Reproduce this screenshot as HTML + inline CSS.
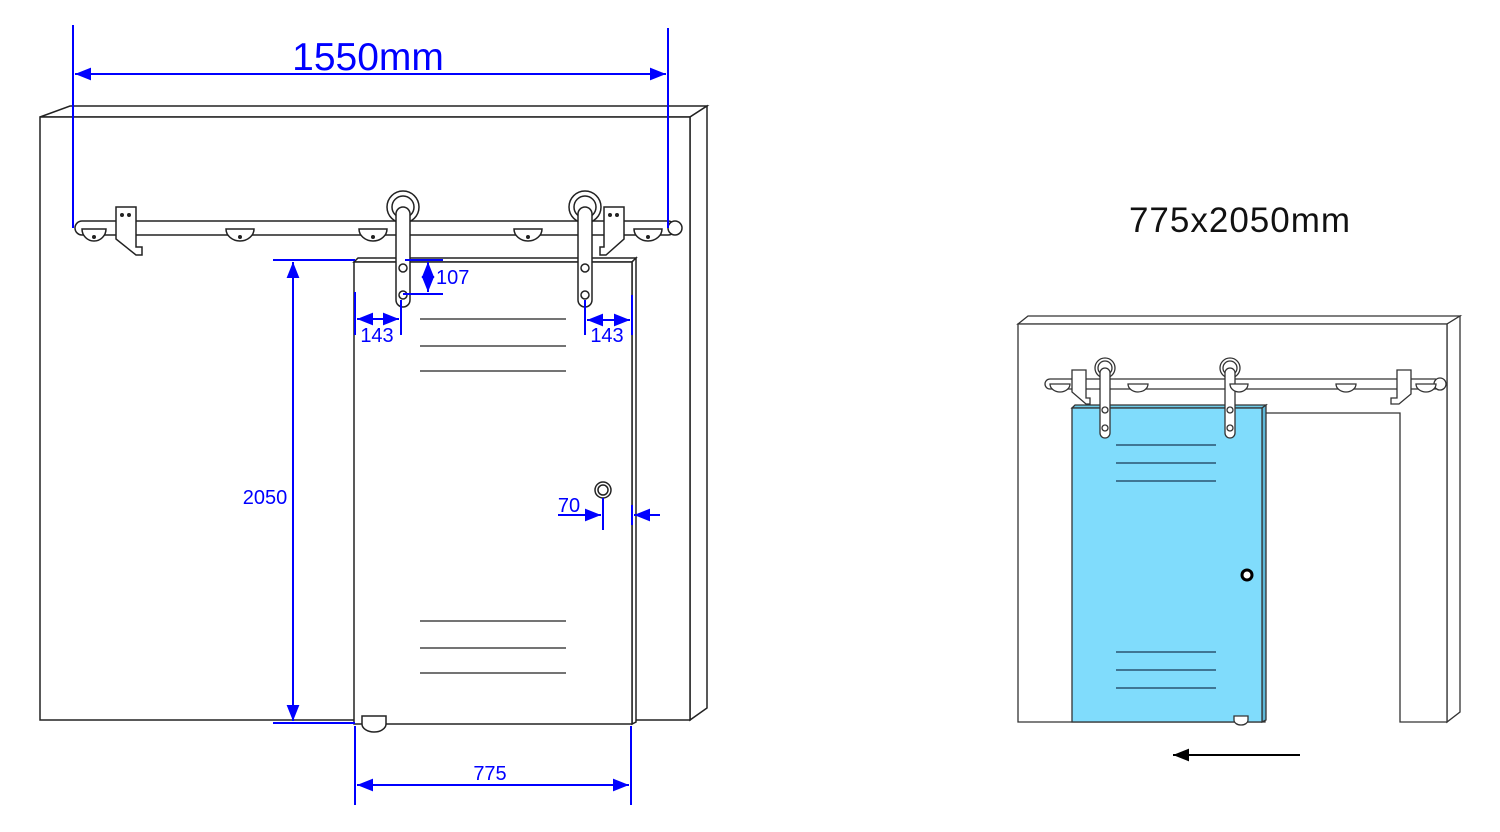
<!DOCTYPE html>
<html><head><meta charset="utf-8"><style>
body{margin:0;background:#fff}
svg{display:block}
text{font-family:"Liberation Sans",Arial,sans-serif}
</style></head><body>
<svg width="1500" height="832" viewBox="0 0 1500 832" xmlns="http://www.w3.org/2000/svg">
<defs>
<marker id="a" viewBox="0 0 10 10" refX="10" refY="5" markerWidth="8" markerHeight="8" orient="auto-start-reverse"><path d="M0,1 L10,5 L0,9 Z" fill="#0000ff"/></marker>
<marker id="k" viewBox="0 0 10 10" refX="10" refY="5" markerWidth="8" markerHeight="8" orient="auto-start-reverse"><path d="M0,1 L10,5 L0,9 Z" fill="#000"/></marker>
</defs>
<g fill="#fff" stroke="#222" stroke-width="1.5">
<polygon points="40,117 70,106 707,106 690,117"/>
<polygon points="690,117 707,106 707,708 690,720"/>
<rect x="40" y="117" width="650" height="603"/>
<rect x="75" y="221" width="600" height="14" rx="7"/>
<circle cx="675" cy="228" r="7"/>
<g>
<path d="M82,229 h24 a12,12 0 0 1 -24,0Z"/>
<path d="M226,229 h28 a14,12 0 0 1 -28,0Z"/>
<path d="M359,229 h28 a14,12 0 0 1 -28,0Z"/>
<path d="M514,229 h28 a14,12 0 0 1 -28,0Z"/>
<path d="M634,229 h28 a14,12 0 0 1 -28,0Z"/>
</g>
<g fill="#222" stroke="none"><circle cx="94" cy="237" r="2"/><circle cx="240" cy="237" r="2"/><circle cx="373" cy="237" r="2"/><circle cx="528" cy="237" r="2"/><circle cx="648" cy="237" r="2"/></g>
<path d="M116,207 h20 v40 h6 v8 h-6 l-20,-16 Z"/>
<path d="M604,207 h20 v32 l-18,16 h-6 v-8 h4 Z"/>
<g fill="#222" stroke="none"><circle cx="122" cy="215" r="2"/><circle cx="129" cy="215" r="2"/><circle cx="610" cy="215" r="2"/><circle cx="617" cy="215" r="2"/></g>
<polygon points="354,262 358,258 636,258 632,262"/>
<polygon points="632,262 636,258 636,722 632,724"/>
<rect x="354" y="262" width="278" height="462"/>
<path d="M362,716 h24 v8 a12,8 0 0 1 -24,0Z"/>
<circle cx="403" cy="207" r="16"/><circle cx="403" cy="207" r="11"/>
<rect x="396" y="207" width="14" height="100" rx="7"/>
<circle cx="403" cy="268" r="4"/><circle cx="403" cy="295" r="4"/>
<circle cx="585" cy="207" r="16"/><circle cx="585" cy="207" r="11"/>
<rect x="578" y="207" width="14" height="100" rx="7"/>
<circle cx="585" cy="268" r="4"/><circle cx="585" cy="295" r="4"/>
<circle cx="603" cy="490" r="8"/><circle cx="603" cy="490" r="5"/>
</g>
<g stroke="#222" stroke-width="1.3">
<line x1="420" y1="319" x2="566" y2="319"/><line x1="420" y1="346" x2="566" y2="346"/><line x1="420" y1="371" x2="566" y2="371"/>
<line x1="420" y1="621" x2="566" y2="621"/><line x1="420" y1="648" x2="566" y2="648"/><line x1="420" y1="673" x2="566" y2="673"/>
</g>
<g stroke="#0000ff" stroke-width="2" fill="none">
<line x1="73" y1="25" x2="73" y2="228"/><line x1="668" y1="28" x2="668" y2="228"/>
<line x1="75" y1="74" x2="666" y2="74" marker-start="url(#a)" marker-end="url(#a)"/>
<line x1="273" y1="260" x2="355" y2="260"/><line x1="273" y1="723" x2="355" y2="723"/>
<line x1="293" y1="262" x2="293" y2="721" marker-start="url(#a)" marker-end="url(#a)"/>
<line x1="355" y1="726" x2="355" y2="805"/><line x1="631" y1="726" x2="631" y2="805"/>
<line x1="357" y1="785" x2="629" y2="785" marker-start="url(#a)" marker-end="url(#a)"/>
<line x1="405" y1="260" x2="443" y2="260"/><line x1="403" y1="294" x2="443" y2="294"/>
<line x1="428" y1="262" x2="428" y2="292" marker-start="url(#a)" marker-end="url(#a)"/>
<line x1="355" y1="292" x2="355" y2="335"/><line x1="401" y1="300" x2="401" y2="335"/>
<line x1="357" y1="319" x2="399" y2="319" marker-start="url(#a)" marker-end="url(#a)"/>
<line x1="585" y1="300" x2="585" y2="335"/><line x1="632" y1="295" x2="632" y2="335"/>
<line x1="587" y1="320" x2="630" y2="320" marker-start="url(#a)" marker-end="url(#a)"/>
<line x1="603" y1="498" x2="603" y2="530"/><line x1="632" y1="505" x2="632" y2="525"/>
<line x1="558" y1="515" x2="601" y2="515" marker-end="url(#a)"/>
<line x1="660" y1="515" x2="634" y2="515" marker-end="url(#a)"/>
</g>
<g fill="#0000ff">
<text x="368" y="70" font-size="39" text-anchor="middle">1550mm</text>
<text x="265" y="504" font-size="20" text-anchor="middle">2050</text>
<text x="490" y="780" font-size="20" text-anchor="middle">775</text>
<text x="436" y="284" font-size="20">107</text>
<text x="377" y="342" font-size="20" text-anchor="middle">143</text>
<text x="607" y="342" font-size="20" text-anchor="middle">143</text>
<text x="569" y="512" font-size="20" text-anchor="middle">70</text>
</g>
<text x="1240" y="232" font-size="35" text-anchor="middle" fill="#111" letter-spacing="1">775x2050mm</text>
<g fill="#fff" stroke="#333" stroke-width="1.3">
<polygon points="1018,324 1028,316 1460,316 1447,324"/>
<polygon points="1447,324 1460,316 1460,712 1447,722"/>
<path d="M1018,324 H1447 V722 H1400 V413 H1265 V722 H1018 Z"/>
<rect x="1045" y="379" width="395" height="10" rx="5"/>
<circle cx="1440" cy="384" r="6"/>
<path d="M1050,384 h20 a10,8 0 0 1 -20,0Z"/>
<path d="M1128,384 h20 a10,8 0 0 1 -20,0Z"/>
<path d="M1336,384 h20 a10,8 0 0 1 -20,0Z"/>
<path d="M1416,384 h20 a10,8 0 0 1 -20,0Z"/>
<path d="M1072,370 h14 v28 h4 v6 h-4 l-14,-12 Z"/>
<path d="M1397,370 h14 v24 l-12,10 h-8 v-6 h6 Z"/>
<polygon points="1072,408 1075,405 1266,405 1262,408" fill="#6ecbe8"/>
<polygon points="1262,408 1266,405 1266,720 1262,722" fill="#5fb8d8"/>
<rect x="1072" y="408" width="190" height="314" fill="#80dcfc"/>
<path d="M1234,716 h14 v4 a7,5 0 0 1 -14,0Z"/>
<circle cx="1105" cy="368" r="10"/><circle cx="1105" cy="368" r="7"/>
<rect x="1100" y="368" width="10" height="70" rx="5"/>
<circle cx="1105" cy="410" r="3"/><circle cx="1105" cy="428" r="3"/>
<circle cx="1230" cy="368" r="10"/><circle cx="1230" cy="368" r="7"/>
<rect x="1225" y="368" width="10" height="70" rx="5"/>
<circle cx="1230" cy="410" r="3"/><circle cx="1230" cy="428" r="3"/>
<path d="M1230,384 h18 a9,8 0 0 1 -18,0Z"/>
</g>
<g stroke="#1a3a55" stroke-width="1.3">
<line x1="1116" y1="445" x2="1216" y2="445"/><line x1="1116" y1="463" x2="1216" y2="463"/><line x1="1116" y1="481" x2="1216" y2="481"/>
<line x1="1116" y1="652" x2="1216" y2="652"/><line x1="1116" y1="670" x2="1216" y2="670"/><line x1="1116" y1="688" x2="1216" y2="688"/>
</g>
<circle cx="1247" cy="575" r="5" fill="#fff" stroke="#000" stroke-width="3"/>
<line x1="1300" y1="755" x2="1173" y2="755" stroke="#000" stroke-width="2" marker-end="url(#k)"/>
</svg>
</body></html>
■ ■ ■ ■ ■ ■ ■
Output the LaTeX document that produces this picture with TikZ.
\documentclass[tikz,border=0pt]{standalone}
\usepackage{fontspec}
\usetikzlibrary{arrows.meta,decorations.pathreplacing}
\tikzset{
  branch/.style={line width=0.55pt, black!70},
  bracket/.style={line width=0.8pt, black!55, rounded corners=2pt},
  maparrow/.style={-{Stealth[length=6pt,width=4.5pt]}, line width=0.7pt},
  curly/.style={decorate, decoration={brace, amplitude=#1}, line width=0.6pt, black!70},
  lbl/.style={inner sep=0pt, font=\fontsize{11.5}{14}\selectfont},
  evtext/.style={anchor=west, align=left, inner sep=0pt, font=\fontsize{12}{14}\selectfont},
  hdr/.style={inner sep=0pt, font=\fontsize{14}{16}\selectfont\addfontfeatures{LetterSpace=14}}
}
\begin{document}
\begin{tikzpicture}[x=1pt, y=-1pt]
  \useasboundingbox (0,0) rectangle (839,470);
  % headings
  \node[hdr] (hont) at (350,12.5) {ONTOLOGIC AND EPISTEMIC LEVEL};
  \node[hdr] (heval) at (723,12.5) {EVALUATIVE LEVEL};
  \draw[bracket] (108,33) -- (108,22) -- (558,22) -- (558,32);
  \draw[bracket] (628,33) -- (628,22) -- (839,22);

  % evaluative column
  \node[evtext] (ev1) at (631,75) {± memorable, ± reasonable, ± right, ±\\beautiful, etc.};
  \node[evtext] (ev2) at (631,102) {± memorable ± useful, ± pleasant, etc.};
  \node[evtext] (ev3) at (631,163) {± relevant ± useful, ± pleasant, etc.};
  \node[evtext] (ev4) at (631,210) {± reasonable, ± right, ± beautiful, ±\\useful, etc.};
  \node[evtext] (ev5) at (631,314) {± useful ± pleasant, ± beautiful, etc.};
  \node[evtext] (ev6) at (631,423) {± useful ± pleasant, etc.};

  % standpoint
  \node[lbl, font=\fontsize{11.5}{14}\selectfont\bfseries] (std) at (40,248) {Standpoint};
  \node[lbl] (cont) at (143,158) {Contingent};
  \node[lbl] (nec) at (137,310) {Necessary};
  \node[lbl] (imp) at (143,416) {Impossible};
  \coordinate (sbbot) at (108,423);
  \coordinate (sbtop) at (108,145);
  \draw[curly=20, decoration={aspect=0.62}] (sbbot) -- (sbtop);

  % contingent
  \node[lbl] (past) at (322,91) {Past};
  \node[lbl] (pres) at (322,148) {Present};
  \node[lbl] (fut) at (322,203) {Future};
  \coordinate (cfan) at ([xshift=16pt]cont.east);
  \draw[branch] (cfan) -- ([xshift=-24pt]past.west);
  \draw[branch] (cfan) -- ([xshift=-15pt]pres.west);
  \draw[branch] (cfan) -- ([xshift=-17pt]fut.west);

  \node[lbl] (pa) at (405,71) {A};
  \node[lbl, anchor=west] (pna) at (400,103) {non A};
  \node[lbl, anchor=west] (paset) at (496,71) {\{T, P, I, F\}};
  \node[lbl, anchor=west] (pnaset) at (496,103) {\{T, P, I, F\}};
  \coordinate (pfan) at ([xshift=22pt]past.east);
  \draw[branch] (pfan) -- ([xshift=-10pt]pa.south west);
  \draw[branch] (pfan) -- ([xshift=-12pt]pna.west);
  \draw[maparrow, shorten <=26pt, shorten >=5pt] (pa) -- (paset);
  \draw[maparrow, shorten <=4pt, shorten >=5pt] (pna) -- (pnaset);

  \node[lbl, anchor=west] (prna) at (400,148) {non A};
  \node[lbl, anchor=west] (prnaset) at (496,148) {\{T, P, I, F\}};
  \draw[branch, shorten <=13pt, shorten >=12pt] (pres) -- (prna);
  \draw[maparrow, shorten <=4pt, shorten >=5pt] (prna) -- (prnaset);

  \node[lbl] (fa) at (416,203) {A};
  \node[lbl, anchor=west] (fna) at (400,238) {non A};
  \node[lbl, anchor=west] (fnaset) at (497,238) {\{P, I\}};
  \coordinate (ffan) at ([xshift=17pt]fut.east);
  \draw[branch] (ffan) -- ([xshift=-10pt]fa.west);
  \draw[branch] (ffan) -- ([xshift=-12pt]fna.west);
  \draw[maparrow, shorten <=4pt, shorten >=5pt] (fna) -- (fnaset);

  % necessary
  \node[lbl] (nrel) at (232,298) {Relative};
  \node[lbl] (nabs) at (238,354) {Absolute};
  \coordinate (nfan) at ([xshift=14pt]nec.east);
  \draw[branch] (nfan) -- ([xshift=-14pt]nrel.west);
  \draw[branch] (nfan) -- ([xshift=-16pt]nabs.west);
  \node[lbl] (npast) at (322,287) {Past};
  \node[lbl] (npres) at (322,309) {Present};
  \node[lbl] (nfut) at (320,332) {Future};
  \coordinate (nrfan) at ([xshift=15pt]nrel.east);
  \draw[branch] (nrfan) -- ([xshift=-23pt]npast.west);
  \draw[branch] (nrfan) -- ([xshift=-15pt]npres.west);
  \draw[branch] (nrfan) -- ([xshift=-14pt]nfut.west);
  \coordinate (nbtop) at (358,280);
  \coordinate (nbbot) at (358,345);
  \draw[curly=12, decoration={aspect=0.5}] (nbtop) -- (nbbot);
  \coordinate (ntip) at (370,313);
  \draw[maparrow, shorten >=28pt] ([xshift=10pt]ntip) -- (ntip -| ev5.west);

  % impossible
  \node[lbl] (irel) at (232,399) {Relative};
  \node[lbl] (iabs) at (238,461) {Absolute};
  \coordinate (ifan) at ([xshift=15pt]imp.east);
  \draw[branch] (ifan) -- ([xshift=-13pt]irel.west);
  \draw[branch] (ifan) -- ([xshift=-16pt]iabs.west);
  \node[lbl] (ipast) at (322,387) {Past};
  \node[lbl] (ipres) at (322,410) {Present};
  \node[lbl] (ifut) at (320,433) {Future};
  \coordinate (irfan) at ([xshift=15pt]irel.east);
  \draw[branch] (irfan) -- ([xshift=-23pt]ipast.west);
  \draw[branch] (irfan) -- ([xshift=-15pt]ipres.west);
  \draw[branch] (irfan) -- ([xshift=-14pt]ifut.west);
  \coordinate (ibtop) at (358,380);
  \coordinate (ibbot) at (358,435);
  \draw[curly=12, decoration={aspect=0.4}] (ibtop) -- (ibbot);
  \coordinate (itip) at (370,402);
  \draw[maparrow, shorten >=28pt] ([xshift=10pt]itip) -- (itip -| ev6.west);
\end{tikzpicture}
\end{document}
■ ■ ■ ■ ■ ■ ■
# Objective
Look through the data above. Each line containing the word "this" needs to be copied.

# Correct output
Reproduce this screenshot as HTML + inline CSS.
Output the LaTeX document that produces this picture with TikZ.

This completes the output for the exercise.